- Directed by: Monte Luke
- Written by: Alex C. Butler
- Based on: Seven Keys to Baldpate 1913 novel by Earl Derr Biggers George M. Cohan (1913 play)
- Starring: Dorothy Brunton Charles Villers Alex C. Butler Fred Maguire
- Cinematography: Maurice Bertel
- Production company: J. C. Williamson Ltd
- Release date: 24 May 1916;
- Running time: 4 reels
- Country: Australia
- Languages: Silent film English intertitles

= Seven Keys to Baldpate (1916 film) =

Seven Keys to Baldpate is a 1916 Australian silent film directed by Monte Luke for J. C. Williamson's. It was the first film adaptation of the popular play by George M. Cohan which had toured Australia successfully in 1914 with Fred Niblo. There were later versions of the story in 1917, 1925, 1929, 1935 and 1947.

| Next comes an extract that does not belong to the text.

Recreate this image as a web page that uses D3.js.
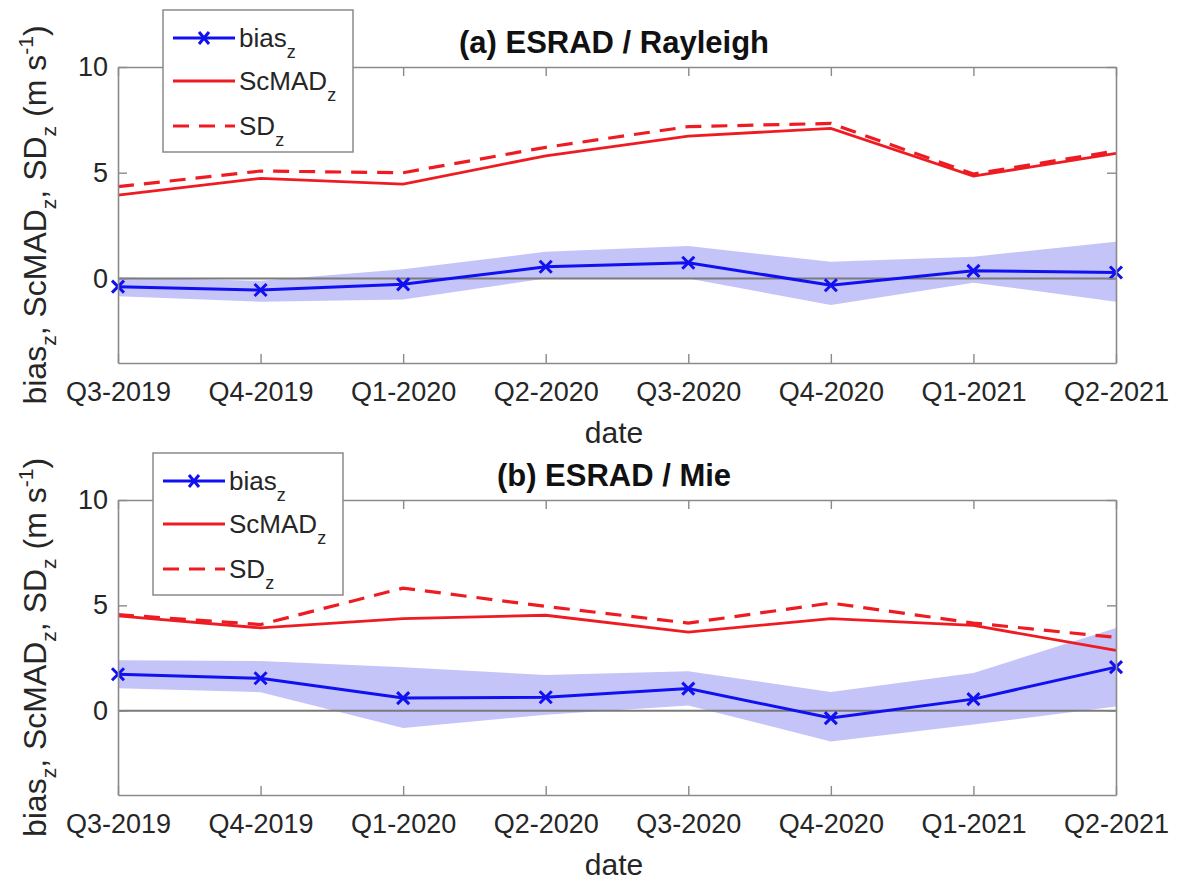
<!DOCTYPE html>
<html>
<head>
<meta charset="utf-8">
<script src="https://cdn.jsdelivr.net/npm/d3@7"></script>
<style>
  body { margin: 0; background: #fff; }
  svg text { font-family: "Liberation Sans", Arial, Helvetica, sans-serif; fill: #262626; }
</style>
</head>
<body>
<div class="chart"></div>
<script>
var w = 1178;
var h = 881;

// quarters on the x axis
var quarters = ["Q3-2019", "Q4-2019", "Q1-2020", "Q2-2020", "Q3-2020", "Q4-2020", "Q1-2021", "Q2-2021"];
var yTicks = [0, 5, 10];

// (a) ESRAD / Rayleigh
var biasRay   = [-0.39, -0.55, -0.28, 0.55, 0.74, -0.32, 0.36, 0.28];
var biasLoRay = [-0.84, -1.10, -1.00, 0.00, 0.00, -1.26, -0.20, -1.10];
var biasHiRay = [0.05, -0.11, 0.43, 1.26, 1.53, 0.79, 1.03, 1.73];
var scmadRay  = [3.94, 4.73, 4.46, 5.80, 6.73, 7.10, 4.84, 5.91];
var sdRay     = [4.34, 5.08, 5.00, 6.20, 7.18, 7.33, 4.94, 6.03];

// (b) ESRAD / Mie
var biasMie   = [1.73, 1.54, 0.60, 0.64, 1.05, -0.35, 0.55, 2.07];
var biasLoMie = [1.07, 0.88, -0.82, -0.19, 0.25, -1.46, -0.66, 0.20];
var biasHiMie = [2.40, 2.36, 2.06, 1.70, 1.87, 0.89, 1.79, 3.92];
var scmadMie  = [4.50, 3.93, 4.37, 4.53, 3.73, 4.37, 4.05, 2.86];
var sdMie     = [4.56, 4.09, 5.82, 4.95, 4.16, 5.11, 4.16, 3.48];

var blue = "#1010f0";
var red = "#ee1c22";
var axisGrey = "#8a8a8a";

var svg = d3.select(".chart")
    .append("svg")
    .attr("width", w)
    .attr("height", h);

var x = d3.scalePoint()
    .domain(quarters)
    .range([118, 1116]);

function drawPanel(p) {
    var y = d3.scaleLinear()
        .domain([-4, 10])
        .range([p.bottom, p.top]);

    var g = svg.append("g");

    // shaded bias range
    var area = d3.area()
        .x(function(d, i) { return x(quarters[i]); })
        .y0(function(d, i) { return y(p.lo[i]); })
        .y1(function(d, i) { return y(p.hi[i]); });
    g.append("path")
        .datum(p.bias)
        .attr("d", area)
        .attr("fill", "rgb(196,196,248)");

    // zero line
    g.append("line")
        .attr("x1", x.range()[0]).attr("x2", x.range()[1])
        .attr("y1", y(0)).attr("y2", y(0))
        .attr("stroke", "#7a7a7a")
        .attr("stroke-width", 2);

    var line = d3.line()
        .x(function(d, i) { return x(quarters[i]); })
        .y(function(d) { return y(d); });

    g.append("path").datum(p.sd)
        .attr("d", line).attr("fill", "none")
        .attr("stroke", red).attr("stroke-width", 3.2)
        .attr("stroke-dasharray", "16,10");
    g.append("path").datum(p.scmad)
        .attr("d", line).attr("fill", "none")
        .attr("stroke", red).attr("stroke-width", 2.8);
    g.append("path").datum(p.bias)
        .attr("d", line).attr("fill", "none")
        .attr("stroke", blue).attr("stroke-width", 3);

    // x markers
    g.selectAll(".mk")
        .data(p.bias)
        .enter().append("path")
        .attr("d", function(d, i) {
            var cx = x(quarters[i]), cy = y(d), s = 6;
            return "M" + (cx - s) + "," + (cy - s) + "L" + (cx + s) + "," + (cy + s) +
                   "M" + (cx - s) + "," + (cy + s) + "L" + (cx + s) + "," + (cy - s);
        })
        .attr("stroke", blue)
        .attr("stroke-width", 3)
        .attr("fill", "none");

    // axes, MATLAB style box with inward ticks
    var xb = g.append("g")
        .attr("transform", "translate(0," + p.bottom + ")")
        .call(d3.axisBottom(x).tickSizeInner(-9).tickSizeOuter(0).tickPadding(19));
    var xt = g.append("g")
        .attr("transform", "translate(0," + p.top + ")")
        .call(d3.axisTop(x).tickSizeInner(-9).tickSizeOuter(0).tickFormat(""));
    var yl = g.append("g")
        .attr("transform", "translate(" + x.range()[0] + ",0)")
        .call(d3.axisLeft(y).tickValues(yTicks).tickSizeInner(-9).tickSizeOuter(0).tickPadding(10));
    var yr = g.append("g")
        .attr("transform", "translate(" + x.range()[1] + ",0)")
        .call(d3.axisRight(y).tickValues(yTicks).tickSizeInner(-9).tickSizeOuter(0).tickFormat(""));

    [xb, xt, yl, yr].forEach(function(a) {
        a.select(".domain").attr("stroke", axisGrey).attr("stroke-width", 1.6);
        a.selectAll(".tick line").attr("stroke", axisGrey).attr("stroke-width", 1.4);
        a.selectAll(".tick text")
            .attr("fill", "#262626")
            .style("font-size", "27px")
            .style("font-family", "'Liberation Sans', Arial, sans-serif");
    });

    // title
    g.append("text")
        .attr("x", 614)
        .attr("y", p.top - 14)
        .attr("text-anchor", "middle")
        .style("font-size", "31px")
        .style("font-weight", "bold")
        .style("fill", "#111")
        .text(p.title);

    // x label
    g.append("text")
        .attr("x", 614)
        .attr("y", p.bottom + 80)
        .attr("text-anchor", "middle")
        .style("font-size", "30px")
        .text("date");

    // y label with subscripts
    var yc = (p.top + p.bottom) / 2;
    var lab = g.append("text")
        .attr("transform", "translate(46," + yc + ") rotate(-90)")
        .attr("text-anchor", "middle")
        .style("font-size", "32px");
    lab.append("tspan").text("bias");
    lab.append("tspan").attr("dy", 10).style("font-size", "21px").text("z");
    lab.append("tspan").attr("dy", -10).text(", ScMAD");
    lab.append("tspan").attr("dy", 10).style("font-size", "21px").text("z");
    lab.append("tspan").attr("dy", -10).text(", SD");
    lab.append("tspan").attr("dy", 10).style("font-size", "21px").text("z");
    lab.append("tspan").attr("dy", -10).text(" (m s");
    lab.append("tspan").attr("dy", -13).style("font-size", "21px").text("-1");
    lab.append("tspan").attr("dy", 13).text(")");

    // legend
    var lg = g.append("g").attr("transform", "translate(" + p.legX + "," + p.legY + ")");
    lg.append("rect")
        .attr("width", 190).attr("height", 142)
        .attr("fill", "#fff")
        .attr("stroke", axisGrey).attr("stroke-width", 1.5);
    var entries = [
        { name: "bias", color: blue, dash: null, marker: true, wdt: 3 },
        { name: "ScMAD", color: red, dash: null, marker: false, wdt: 2.8 },
        { name: "SD", color: red, dash: "16,10", marker: false, wdt: 3.2 }
    ];
    var ey = [28, 71, 116];
    entries.forEach(function(e, i) {
        lg.append("line")
            .attr("x1", 10).attr("x2", 72)
            .attr("y1", ey[i]).attr("y2", ey[i])
            .attr("stroke", e.color).attr("stroke-width", e.wdt)
            .attr("stroke-dasharray", e.dash);
        if (e.marker) {
            lg.append("path")
                .attr("d", "M36,22L46,34M36,34L46,22")
                .attr("stroke", e.color).attr("stroke-width", 3);
        }
        var t = lg.append("text")
            .attr("x", 76)
            .attr("y", ey[i] + 9)
            .style("font-size", "26px");
        t.append("tspan").text(e.name);
        t.append("tspan").attr("dy", 11).style("font-size", "18px").text("z");
    });
}

drawPanel({ top: 67, bottom: 363, title: "(a) ESRAD / Rayleigh",
            bias: biasRay, lo: biasLoRay, hi: biasHiRay, scmad: scmadRay, sd: sdRay,
            legX: 163, legY: 10 });
drawPanel({ top: 500, bottom: 795, title: "(b) ESRAD / Mie",
            bias: biasMie, lo: biasLoMie, hi: biasHiMie, scmad: scmadMie, sd: sdMie,
            legX: 153, legY: 453 });
</script>
</body>
</html>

Three reels of the film survive today.

==Plot==
A novelist makes a bet he can complete a book within 24 hours. He goes to write it at a mountain resort which he thinks is deserted but is disturbed by a series of visitors.

==Cast==
- Dorothy Brunton as Mary Norton
- Fred Maguire as Magee
- J Plumpton Wilson as Peters the hermit
- Agnes Keogh as Myra Thornhill
- Alex C Butler as Jim Cargan
- Gerald Harcourt as Lou Max
- Charles Villiers as Thomas Hayden
- James Hughes as Jim Kennedy
- Marion Marcus Clarke as Mrs Rhodes
- Monte Luke as Hal Bentley

==Production==
This was the film version of the fourth and final stage adaptation from J. C. Williamson Studios. Unlike the others the bulk of it was not shot at J. C. Williamsons studio facility but in the Theatre Royal. It is most likely this was because only the Theatre Royal was large enough to fit the set.

It was announced on 1 June 1916 that the screenplay had been completed and Dorothy Brunton was to star.

This was the first of only two film appearances by popular stage star Dorothy Brunton. She and co star Fred Maguire were appearing in musical comedies in the evening at Her Majesty's Theatre while filming during the day.

Monte Luke had taken publicity stills of the Australian 1914-15 production of the play.

==Reception==

===Critical===
The film was not highly regarded by critics Ross Cooper and Andrew Pike who wrote "the production was static and graceless, with flimsy canvas sets and lengthy mute dialogues that relied heavily on the audience's familiarity with the play."

Hal Carleton from Motion Picture News stated called the film "the finest attempt yet from "J.C.W." in the way of local production, although it is a noticeable fact that the artists appearing in the picture are off the legitimate stage."

The critic from the Kalgoorie Miner said the film "represents quite an exceptional story of magnetic power and infinite charm and grace. Brilliant acting, fine staging and beautiful scenery obtain all throughout."

Theatre historian Ralph Marsden later wrote that:
Although the film is statically photographed against the usual canvas walled stage sets, the photography is slightly more imaginative than in Officer 666, with a greater variety of shots, use of close-ups and, on occasion, some atmospheric lighting. There are also tentative advances in pictorial composition, with figures set both near and far within the frame, rather than simply lined up on a single plane, as if on stage. The adaptation fails, once again, because the scenario makes no attempt to properly interpret the lengthy dialogue exchanges for the silent screen. The few titles try to précis the plot and only occasionally quote dialogue verbatim.

===Box office===
The film does not appear to have been a box office success, never been given a city screening in Sydney or Melbourne.

After production finished, Williamson sent Monte Luke to Hollywood to study production. After witnessing filming on Intolerance (1916), Luke returned to Australia and recommended that Williamson abandon film production, which he did.